Reproduce exactly and only the lines running from the one with "Output the component" through the one with "const yInterval = 1;", both end lines included.

-------- Raw records

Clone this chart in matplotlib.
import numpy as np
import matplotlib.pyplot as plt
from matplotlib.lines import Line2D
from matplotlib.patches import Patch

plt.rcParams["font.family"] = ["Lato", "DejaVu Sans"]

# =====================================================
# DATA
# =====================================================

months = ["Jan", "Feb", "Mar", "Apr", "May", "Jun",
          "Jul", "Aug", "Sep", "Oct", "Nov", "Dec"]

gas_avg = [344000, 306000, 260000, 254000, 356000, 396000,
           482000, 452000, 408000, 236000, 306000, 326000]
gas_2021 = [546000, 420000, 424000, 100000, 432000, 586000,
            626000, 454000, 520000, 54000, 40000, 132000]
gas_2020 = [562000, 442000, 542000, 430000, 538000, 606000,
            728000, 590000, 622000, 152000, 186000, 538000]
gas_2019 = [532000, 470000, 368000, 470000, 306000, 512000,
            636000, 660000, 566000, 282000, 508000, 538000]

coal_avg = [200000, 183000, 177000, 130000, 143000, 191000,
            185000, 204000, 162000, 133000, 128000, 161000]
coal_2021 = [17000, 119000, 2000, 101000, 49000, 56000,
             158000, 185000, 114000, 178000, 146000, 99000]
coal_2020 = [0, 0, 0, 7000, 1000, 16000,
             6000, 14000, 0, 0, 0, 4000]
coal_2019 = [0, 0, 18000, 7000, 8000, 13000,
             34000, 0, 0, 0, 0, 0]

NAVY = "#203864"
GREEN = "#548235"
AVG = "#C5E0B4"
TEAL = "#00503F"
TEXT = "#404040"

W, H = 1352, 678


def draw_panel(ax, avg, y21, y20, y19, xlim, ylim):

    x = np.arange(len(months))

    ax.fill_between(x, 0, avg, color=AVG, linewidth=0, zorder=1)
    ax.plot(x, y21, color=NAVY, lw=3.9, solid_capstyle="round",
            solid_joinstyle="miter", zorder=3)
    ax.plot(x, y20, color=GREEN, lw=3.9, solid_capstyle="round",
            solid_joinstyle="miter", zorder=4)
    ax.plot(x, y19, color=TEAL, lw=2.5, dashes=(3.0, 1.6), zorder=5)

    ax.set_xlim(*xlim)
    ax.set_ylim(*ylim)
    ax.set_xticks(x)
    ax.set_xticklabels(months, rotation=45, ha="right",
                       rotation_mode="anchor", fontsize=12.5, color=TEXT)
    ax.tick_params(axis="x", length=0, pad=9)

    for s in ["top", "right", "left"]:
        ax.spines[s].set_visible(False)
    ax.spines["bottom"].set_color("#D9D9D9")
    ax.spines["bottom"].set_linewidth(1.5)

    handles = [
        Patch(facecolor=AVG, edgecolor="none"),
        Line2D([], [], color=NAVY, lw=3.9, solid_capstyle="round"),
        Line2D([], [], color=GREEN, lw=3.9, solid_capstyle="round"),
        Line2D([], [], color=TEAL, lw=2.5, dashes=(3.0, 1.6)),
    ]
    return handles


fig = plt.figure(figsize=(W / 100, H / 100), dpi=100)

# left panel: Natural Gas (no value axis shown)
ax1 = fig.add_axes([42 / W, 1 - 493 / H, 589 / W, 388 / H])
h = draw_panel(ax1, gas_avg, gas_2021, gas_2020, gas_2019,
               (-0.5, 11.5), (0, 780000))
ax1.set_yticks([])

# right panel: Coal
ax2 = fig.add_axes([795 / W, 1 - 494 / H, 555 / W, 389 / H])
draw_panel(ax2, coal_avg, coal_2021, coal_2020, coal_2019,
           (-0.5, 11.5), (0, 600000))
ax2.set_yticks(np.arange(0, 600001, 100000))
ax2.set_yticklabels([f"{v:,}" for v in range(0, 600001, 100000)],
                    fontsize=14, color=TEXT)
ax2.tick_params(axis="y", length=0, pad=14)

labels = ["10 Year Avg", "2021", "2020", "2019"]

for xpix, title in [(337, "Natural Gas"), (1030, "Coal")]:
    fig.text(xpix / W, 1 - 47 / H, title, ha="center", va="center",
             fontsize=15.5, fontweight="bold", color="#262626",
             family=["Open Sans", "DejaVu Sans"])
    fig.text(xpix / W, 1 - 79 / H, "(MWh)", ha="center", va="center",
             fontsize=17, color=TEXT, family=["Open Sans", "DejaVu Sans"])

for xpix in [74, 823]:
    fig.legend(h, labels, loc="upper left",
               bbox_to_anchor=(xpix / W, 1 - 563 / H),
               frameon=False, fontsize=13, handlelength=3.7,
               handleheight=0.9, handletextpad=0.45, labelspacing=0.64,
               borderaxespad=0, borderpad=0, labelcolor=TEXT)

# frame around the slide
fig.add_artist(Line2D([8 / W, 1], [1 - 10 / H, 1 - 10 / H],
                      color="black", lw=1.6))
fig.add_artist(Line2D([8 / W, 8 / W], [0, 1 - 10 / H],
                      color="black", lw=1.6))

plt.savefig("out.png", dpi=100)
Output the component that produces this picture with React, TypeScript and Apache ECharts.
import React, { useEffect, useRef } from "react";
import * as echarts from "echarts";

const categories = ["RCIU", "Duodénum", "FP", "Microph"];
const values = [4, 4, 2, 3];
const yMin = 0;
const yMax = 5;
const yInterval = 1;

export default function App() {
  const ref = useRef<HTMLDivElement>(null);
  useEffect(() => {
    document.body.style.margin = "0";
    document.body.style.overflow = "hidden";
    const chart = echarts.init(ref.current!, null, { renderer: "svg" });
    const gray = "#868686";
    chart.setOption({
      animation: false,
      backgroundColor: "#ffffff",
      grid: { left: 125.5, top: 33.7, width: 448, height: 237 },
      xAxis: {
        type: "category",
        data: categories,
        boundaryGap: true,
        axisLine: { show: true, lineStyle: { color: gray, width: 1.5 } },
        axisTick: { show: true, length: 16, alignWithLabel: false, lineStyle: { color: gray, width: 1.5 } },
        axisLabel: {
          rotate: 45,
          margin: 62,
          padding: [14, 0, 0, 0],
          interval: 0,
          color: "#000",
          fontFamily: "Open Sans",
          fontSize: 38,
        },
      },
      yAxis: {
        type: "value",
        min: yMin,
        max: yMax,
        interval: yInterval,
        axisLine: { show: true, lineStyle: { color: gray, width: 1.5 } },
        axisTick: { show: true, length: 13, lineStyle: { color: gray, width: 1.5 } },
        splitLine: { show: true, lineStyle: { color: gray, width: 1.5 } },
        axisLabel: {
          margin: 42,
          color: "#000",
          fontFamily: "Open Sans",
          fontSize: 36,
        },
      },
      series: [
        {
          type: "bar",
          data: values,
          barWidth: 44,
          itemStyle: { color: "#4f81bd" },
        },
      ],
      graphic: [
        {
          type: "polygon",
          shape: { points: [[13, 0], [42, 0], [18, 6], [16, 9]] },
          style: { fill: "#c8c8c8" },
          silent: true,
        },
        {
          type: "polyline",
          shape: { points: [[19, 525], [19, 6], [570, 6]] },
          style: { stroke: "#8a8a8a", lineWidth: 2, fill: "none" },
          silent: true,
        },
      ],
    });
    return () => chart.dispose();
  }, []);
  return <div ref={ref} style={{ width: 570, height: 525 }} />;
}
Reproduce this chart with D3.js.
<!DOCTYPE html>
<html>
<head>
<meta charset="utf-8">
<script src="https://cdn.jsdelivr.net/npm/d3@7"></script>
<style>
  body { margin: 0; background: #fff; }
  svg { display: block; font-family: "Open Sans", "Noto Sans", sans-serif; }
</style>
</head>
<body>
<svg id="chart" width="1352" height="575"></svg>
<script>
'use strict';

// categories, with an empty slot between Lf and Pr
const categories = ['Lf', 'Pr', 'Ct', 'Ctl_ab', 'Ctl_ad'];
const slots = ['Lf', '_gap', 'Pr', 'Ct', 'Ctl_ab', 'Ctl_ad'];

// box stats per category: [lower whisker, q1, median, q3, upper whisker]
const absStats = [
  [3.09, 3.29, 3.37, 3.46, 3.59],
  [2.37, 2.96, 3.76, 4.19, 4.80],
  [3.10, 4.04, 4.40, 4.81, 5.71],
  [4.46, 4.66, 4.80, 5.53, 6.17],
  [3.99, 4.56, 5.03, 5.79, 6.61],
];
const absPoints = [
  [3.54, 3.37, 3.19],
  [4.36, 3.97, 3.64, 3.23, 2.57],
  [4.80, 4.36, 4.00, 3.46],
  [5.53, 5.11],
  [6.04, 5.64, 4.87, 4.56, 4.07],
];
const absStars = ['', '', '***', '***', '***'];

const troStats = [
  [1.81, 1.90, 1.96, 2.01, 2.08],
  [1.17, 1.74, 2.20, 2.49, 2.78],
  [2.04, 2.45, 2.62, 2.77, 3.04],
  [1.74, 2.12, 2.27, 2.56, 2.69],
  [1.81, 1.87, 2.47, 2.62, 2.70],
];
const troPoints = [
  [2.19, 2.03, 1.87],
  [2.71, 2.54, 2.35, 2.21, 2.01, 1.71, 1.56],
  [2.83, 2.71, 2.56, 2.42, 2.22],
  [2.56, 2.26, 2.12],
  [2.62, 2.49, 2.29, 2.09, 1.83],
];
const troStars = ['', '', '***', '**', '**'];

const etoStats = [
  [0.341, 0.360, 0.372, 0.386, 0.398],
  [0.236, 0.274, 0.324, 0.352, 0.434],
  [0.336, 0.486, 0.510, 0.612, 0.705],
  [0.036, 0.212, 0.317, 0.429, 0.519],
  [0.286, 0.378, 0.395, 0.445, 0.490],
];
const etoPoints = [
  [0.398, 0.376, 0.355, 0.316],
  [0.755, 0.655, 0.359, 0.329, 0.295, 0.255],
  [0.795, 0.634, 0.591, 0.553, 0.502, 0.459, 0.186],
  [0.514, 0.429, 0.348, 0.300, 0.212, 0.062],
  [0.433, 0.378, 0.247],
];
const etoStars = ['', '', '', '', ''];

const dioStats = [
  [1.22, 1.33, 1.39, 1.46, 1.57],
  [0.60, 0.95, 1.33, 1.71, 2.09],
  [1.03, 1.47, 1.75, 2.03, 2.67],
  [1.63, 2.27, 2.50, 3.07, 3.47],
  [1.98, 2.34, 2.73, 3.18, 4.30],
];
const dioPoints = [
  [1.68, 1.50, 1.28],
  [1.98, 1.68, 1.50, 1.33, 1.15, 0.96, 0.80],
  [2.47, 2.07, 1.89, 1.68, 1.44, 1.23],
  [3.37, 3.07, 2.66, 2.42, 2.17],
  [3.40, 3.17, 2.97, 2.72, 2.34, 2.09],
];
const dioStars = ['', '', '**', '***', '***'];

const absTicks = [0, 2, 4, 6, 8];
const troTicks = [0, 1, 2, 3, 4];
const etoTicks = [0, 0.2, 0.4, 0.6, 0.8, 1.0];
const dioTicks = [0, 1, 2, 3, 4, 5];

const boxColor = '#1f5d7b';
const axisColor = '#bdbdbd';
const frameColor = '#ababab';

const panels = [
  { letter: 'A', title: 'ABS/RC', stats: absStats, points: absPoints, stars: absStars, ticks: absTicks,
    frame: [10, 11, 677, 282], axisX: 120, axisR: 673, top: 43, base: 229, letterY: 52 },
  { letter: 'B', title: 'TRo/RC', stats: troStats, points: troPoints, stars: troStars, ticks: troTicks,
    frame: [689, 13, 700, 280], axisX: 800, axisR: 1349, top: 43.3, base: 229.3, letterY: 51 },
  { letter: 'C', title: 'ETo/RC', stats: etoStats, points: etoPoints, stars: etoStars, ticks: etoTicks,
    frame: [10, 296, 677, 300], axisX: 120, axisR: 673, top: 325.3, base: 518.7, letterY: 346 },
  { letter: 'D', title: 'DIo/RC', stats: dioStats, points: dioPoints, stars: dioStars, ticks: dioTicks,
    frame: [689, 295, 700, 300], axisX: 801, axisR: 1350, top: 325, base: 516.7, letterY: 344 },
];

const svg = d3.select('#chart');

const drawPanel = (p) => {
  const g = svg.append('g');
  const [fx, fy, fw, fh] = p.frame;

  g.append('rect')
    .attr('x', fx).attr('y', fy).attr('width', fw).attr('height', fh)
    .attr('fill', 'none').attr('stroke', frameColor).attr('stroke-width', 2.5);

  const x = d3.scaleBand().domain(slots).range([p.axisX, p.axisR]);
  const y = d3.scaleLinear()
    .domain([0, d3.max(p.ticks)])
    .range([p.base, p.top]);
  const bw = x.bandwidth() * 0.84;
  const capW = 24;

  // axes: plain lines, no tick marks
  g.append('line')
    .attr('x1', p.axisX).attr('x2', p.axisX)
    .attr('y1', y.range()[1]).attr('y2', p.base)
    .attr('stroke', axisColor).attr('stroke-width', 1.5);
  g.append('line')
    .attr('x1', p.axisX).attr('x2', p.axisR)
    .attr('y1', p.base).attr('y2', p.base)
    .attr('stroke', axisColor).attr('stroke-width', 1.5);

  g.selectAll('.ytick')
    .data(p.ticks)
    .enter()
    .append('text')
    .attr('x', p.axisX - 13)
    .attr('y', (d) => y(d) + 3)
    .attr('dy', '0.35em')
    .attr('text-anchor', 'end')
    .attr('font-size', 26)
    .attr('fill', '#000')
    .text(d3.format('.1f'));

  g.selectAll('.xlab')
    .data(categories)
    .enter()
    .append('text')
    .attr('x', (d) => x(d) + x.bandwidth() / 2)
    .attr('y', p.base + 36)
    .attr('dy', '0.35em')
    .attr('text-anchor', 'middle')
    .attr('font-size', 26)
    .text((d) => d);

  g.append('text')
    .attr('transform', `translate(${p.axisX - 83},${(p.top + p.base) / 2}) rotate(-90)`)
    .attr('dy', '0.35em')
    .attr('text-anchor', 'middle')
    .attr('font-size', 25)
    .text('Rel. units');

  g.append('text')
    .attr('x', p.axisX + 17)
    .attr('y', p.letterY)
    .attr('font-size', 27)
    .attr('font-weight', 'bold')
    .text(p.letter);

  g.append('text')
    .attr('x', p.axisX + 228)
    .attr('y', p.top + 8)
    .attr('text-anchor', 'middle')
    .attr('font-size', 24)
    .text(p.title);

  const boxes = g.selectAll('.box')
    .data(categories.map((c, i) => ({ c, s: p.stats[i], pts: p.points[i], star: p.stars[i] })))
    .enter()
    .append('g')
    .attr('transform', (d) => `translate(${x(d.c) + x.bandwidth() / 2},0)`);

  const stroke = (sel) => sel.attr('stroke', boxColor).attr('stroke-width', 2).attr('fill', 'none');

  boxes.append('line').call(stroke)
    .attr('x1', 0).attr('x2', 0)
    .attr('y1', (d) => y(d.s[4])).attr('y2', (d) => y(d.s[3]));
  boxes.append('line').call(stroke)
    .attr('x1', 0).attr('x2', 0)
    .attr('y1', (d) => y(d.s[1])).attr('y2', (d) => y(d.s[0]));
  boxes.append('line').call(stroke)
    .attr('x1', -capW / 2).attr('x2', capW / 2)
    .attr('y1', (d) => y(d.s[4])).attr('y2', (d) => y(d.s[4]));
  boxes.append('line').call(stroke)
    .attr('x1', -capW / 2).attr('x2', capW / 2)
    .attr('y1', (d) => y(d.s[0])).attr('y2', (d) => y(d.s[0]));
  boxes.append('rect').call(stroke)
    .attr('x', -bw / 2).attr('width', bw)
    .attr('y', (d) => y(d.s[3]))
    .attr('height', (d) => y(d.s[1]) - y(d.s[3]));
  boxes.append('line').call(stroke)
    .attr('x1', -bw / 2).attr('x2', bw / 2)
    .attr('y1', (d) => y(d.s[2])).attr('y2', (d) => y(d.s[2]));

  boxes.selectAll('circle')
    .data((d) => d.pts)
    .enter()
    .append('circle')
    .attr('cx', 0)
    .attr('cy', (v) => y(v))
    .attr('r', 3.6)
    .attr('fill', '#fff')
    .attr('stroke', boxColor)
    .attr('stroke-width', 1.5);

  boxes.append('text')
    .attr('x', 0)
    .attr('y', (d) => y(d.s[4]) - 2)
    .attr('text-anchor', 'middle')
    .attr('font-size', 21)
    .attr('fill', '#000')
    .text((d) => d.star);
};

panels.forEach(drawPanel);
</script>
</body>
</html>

----------------

Written solution
Output the component that produces this picture with React, TypeScript and Apache ECharts.
import React, { useEffect, useRef } from "react";
import * as echarts from "echarts";

const categories = ["RCIU", "Duodénum", "FP", "Microph"];
const values = [4, 4, 2, 3];
const yMin = 0;
const yMax = 5;
const yInterval = 1;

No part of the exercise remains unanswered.